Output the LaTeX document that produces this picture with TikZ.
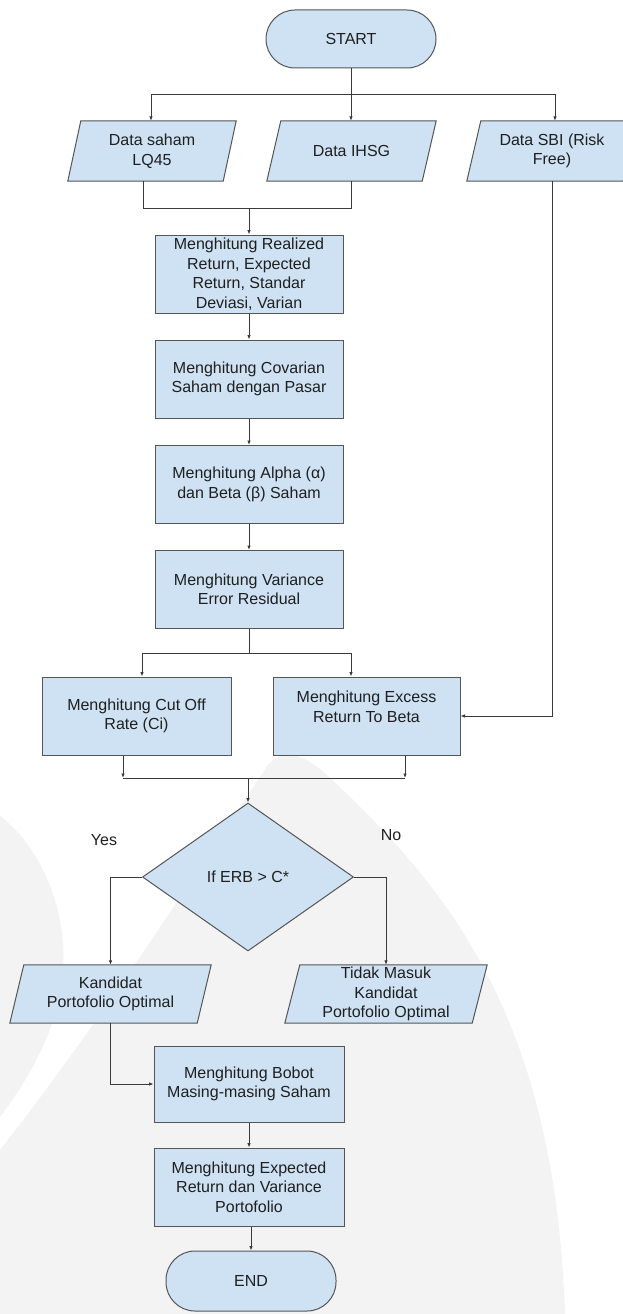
\documentclass[tikz,border=0pt]{standalone}
\usepackage{fontspec}
\setmainfont{Liberation Sans}
\usetikzlibrary{arrows.meta,shapes.geometric}
\pgfdeclarelayer{background}
\pgfsetlayers{background,main}
\definecolor{boxfill}{HTML}{CFE2F3}
\definecolor{boxline}{HTML}{555555}
\definecolor{wm}{HTML}{F3F3F3}
\definecolor{conn}{HTML}{3A3A3A}
\begin{document}
\begin{tikzpicture}[x=1pt,y=-1pt,
  every node/.style={font=\fontsize{16pt}{19.5pt}\selectfont, text=black!88, inner sep=0pt, align=center},
  procbox/.style={rectangle, draw=boxline, fill=boxfill, line width=1pt, minimum width=188pt, minimum height=78pt},
  termbox/.style={rectangle, draw=boxline, fill=boxfill, line width=1pt, rounded corners=29pt, minimum width=170pt, minimum height=58pt},
  iobox/.style={rectangle, minimum height=60pt, minimum width=155pt},
  iofill/.style={draw=boxline, fill=boxfill, line width=1pt},
  decbox/.style={diamond, draw=boxline, fill=boxfill, line width=1pt, minimum width=211pt, minimum height=148pt},
  line/.style={draw=conn, line width=0.9pt},
  arr/.style={line, -{Latex[length=4.5pt,width=3.6pt]}}]
\useasboundingbox (0,0) rectangle (623,1314);

% nodes
\node[termbox] (start) at (351,39) {START};
\node[iobox] (lq) at (152,151) {Data saham\\LQ45};
\node[iobox, minimum width=155pt] (ihsg) at (351.5,151) {Data IHSG};
\node[iobox, minimum width=156pt] (sbi) at (552,151) {Data SBI (Risk\\Free)};
\node[procbox] (real) at (249,274) {Menghitung Realized\\Return, Expected\\Return, Standar\\Deviasi, Varian};
\node[procbox] (cov) at (249,379) {Menghitung Covarian\\Saham dengan Pasar};
\node[procbox] (alpha) at (249,484.5) {Menghitung Alpha (α)\\dan Beta (β) Saham};
\node[procbox] (var) at (249,589.5) {Menghitung Variance\\Error Residual};
\node[procbox, minimum width=189pt] (cut) at (136.5,716) {Menghitung Cut Off\\Rate (Ci)};
\node[procbox, minimum width=187pt] (ex) at (366.5,716) {};
\node (extext) at ([yshift=9pt]ex.center) {Menghitung Excess\\Return To Beta};
\node[decbox] (dec) at (248,877) {If ERB > C*};
\node (yes) at (104,840) {Yes};
\node (no) at (391,835) {No};
\node[iobox, minimum width=187pt, minimum height=58pt] (kand) at (110.5,994) {Kandidat\\Portofolio Optimal};
\node[iobox, minimum width=187pt, minimum height=58pt] (tidak) at (386,994) {Tidak Masuk\\Kandidat\\Portofolio Optimal};
\node[procbox, minimum width=190pt, minimum height=76pt] (bob) at (249,1084) {Menghitung Bobot\\Masing-masing Saham};
\node[procbox, minimum width=190pt] (exp) at (249,1187) {Menghitung Expected\\Return dan Variance\\Portofolio};
\node[termbox, minimum height=60pt] (fin) at (251,1281) {END};

% background: watermark and parallelograms
\begin{pgfonlayer}{background}
  \fill[white] (0,0) rectangle (623,1314);
  \fill[wm] (0,1150) .. controls (110,1010) and (210,850) .. (268,765)
            .. controls (285,745) and (310,758) .. (330,778)
            .. controls (450,890) and (555,1020) .. (565,1314) -- (0,1314) -- cycle;
  \fill[wm] (0,816) .. controls (45,850) and (70,920) .. (62,980)
            .. controls (55,1040) and (20,1090) .. (0,1117) -- cycle;
  \foreach \n/\s in {lq/6.5, ihsg/7, sbi/7, kand/7, tidak/7.5}{
    \path[iofill] ([xshift=\s pt]\n.north west) -- ([xshift=\s pt]\n.north east)
      -- ([xshift=-\s pt]\n.south east) -- ([xshift=-\s pt]\n.south west) -- cycle;
  }
\end{pgfonlayer}

% connectors
\coordinate (j1) at (351,94);
\draw[line] (start.south) -- (j1);
\draw[arr] (j1) -| ([xshift=-1pt]lq.north);
\draw[arr] (j1) -- (j1 |- ihsg.north);
\draw[arr] (j1) -| ([xshift=3pt]sbi.north);

\coordinate (j2) at (249,208);
\draw[line] ([xshift=-9pt]lq.south) |- (j2);
\draw[line] (ihsg.south) |- (j2);
\draw[arr] (j2) -- (real.north);
\draw[arr] (real) -- (cov);
\draw[arr] (cov) -- (alpha);
\draw[arr] (alpha) -- (var);

\coordinate (j3) at (249,653);
\draw[line] (var.south) -- (j3);
\draw[arr] (j3) -| ([xshift=5.5pt]cut.north);
\draw[arr] (j3) -| ([xshift=-15.5pt]ex.north);
\draw[arr] (sbi.south) |- (ex.east);

\coordinate (c1) at (123,778);
\coordinate (c2) at (405,778);
\coordinate (j4) at (248,778);
\draw[arr] (cut.south -| c1) -- (c1);
\draw[arr] (ex.south -| c2) -- (c2);
\draw[line] (c1) -- (c2);
\draw[arr] (j4) -- (dec.north);

\draw[arr] (dec.west) -| (kand.north);
\draw[arr] (dec.east) -| (tidak.north);
\draw[arr] (kand.south) |- (bob.west);
\draw[arr] (bob) -- (exp);
\draw[arr] (exp.south -| fin.north) -- (fin.north);
\end{tikzpicture}
\end{document}
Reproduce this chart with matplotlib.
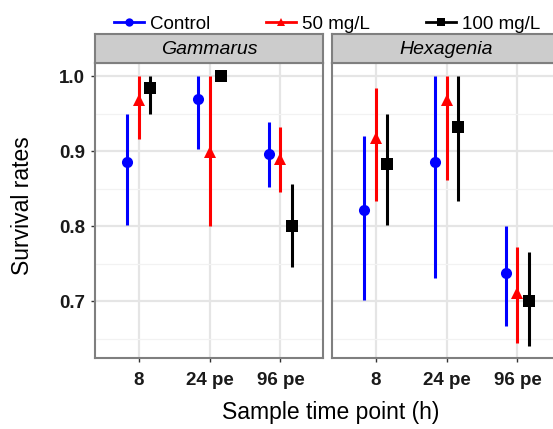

Set problem
Scan the material above. Copy each line that holds the word "this".

Reply
Output the LaTeX document that produces this picture with TikZ.
Reproduce this chart with matplotlib.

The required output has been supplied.